Saturday, 11 July 2015

Day eighteen (Thursday) Saint Dizier to Chalon-en-champagne 82km 5 hours 20 mins

Cakes: 2 x croissant each; 1 x pain au chocolat each; 1 chausson aux pommes (shared); 1 x eclaire each; Coffee 1 x each

We had a bit of a chat about the nature of perfection and excellence today, especially around the notion of perfection as something that is subjective and fleeting - something that, in that moment, for a specific person, could not be improved upon - although John felt perfection was something where a line is drawn in the temporal sand that could not be improved upon going forward. Excellence on the other hand, we both felt there was an element of agreement around what factors comprise excellence, as well as comparison between things or skills.

This is a really long way of saying that, while yesterday's cycling was verging on excellent for both of us yesterday (although some factors were missing), some elements were (for me) were perfection. Today, however, if asked, I'd say there were moments of perfection (the reflection of the wild flowers in a still moment by the canal for instance), whereas the cycling was distinctly mixed.

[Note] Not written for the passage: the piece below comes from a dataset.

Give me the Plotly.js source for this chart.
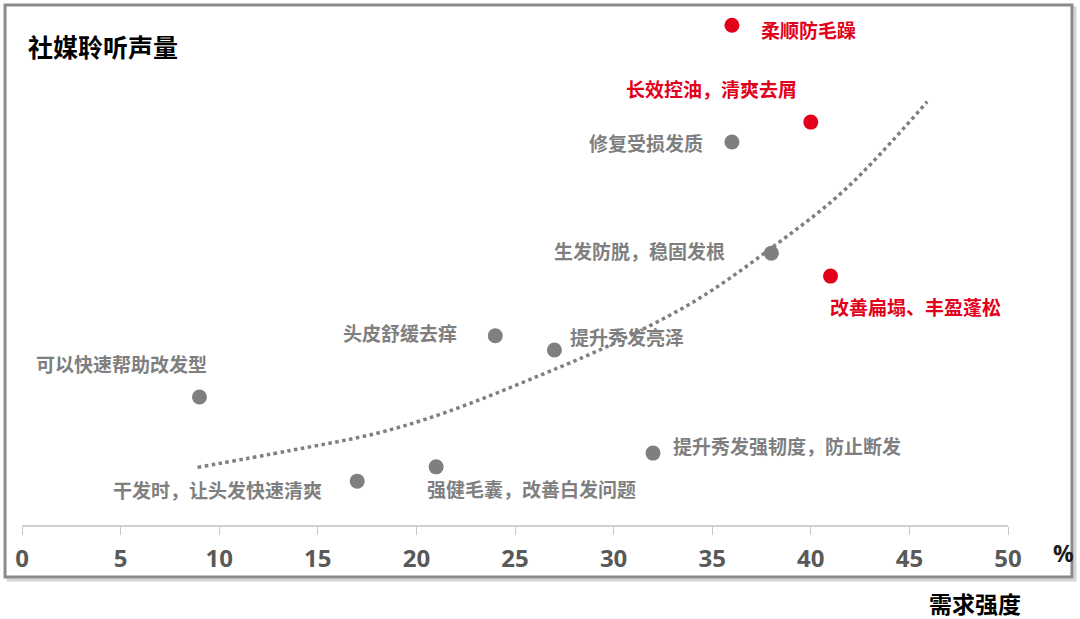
<!DOCTYPE html>
<html>
<head>
<meta charset="utf-8">
<script src="https://cdn.plot.ly/plotly-3.0.1.min.js"></script>
<style>html,body{margin:0;padding:0;background:#fff;}#chart{width:1080px;height:619px;}</style>
</head>
<body>
<div id="chart"></div>
<script>
// ---- data ----
const names = ["柔顺防毛躁","长效控油，清爽去屑","修复受损发质","生发防脱，稳固发根","改善扁塌、丰盈蓬松","头皮舒缓去痒","提升秀发亮泽","可以快速帮助改发型","提升秀发强韧度，防止断发","强健毛囊，改善白发问题","干发时，让头发快速清爽"];
const demand = [36, 40, 36, 38, 41, 24, 27, 9, 32, 21, 17];          // 需求强度 (%)
const volume = [98, 79, 75.1, 53.3, 48.8, 37.1, 34.3, 25.1, 14.1, 11.4, 8.6]; // 社媒聆听声量 (relative)
const highlighted = ["柔顺防毛躁","长效控油，清爽去屑","改善扁塌、丰盈蓬松"];
const trendX = [8.9, 13.6, 18.0, 21.5, 26.3, 30.0, 34.2, 38.1, 41.8, 45.9];
const trendY = [11.3, 14.6, 18.0, 22.1, 29.4, 35.6, 44.1, 54.6, 66.0, 83.0];
const xTicks = [0,5,10,15,20,25,30,35,40,45,50];

// ---- label placement (layout only) ----
const labelAnchor = ["left","right","right","right","left","right","left","right","left","left","right"];
const labelDx = [27,-12,-27,-44,-3,-36,14,10,18,-11,-33];
const labelDy = [-4,34,-1,3,-30,3,14,33,8,-22,-8];

const RED = "#e3001b", GRAY = "#7f7f7f";
const FONT = "Noto Sans CJK SC, Noto Sans, sans-serif";
const colors = names.map(n => highlighted.includes(n) ? RED : GRAY);

const traces = [
  {x: trendX, y: trendY, type: "scatter", mode: "lines", hoverinfo: "skip",
   line: {color: "#7f7f7f", width: 3.5, dash: "dot", shape: "spline", smoothing: 1}},
  {x: demand, y: volume, type: "scatter", mode: "markers", text: names,
   marker: {size: 15, color: colors}}
];

const annotations = names.map((n, i) => ({
  x: demand[i], y: volume[i], xref: "x", yref: "y", text: "<b>" + n + "</b>",
  showarrow: false, xanchor: labelAnchor[i], yanchor: "middle",
  xshift: labelDx[i], yshift: labelDy[i],
  font: {family: FONT, size: 19, color: colors[i]}
}));
annotations.push(
  {xref: "paper", yref: "paper", x: 0.004, y: 0.94, xanchor: "left", yanchor: "middle",
   text: "<b>社媒聆听声量</b>", showarrow: false, font: {family: FONT, size: 25, color: "#000"}},
  {xref: "paper", yref: "paper", x: 1.015, y: -0.152, xanchor: "right", yanchor: "middle",
   text: "<b>需求强度</b>", showarrow: false, font: {family: FONT, size: 23, color: "#000"}},
  {xref: "paper", yref: "paper", x: 1.056, y: -0.054, xanchor: "center", yanchor: "middle",
   text: "<b>%</b>", showarrow: false, font: {family: "Open Sans, sans-serif", size: 23, color: "#1a1a1a"}}
);

const layout = {
  width: 1080, height: 619,
  margin: {l: 22, r: 72, t: 15, b: 94},
  paper_bgcolor: "#fff", plot_bgcolor: "#fff",
  showlegend: false,
  xaxis: {range: [0, 50], tickvals: xTicks, ticktext: xTicks.map(v => "<b>" + v + "</b>"),
          showgrid: false, zeroline: false, showline: true, linecolor: "#d0d0d0", linewidth: 1.5,
          ticks: "outside", ticklen: 8, tickcolor: "#c8c8c8", tickwidth: 1,
          ticklabelstandoff: 4,
          tickfont: {family: "Open Sans, sans-serif", size: 24, color: "#595959", weight: "bold"}, fixedrange: true},
  yaxis: {range: [0, 100], visible: false, showgrid: false, zeroline: false, fixedrange: true},
  shapes: [
    {type: "rect", xref: "paper", yref: "paper", x0: -0.0142, x1: 1.0680, y0: -0.108, y1: 1.014,
     line: {color: "#d6d6d6", width: 3}, layer: "below"},
    {type: "rect", xref: "paper", yref: "paper", x0: -0.0172, x1: 1.0649, y0: -0.102, y1: 1.0196,
     line: {color: "#8a8a8a", width: 3}, fillcolor: "#ffffff", layer: "below"}
  ],
  annotations: annotations
};

Plotly.newPlot("chart", traces, layout, {displayModeBar: false, staticPlot: true});
</script>
</body>
</html>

For the first 20km we headed alongside the canal - which was perfectly straight...and directly into quite a brisk head wind. We passed the air base and watched a couple of jets take off (quickly and noisily); we avoided the folks walking their dogs and commuting cyclists; and we pushed into the wind.

A couple of highlights for the day included cycling past a tiny potages (veggie garden...more to follow on this subject soon), and cycling into a village that, apart from the cars, looked as though it had been transported intact from the 15th century.

Once we reached Vitres the cycle path abruptly stopped and dumped us in the middle of quite an industrial landscape (chemical industry), with large graffiti-ed apartment blocks, and a distinctly down-at-heel feel to the place. We made our way through the town and on to Chaumont along a really busy main road for the first couple of kilometres but then dropping onto the D52, where we stopped for eclaire.

We found a path that followed the canal again but the surface varied from lovely smooth tar seal, to pot holes with strips of tar seal sort of visible, to gravel path, to beaten earth (both with potholes). The surfaces where what John called 'interactive'! Made for a long 80 kilometers.

All the more grateful, however, we rolled into Chaumont, found the campsite, set up camp and then headed back into the town...which is glorious!! Jaw-dropping. We've decided to take an extra day here to explore the many layers of history (and cakes). Can't wait.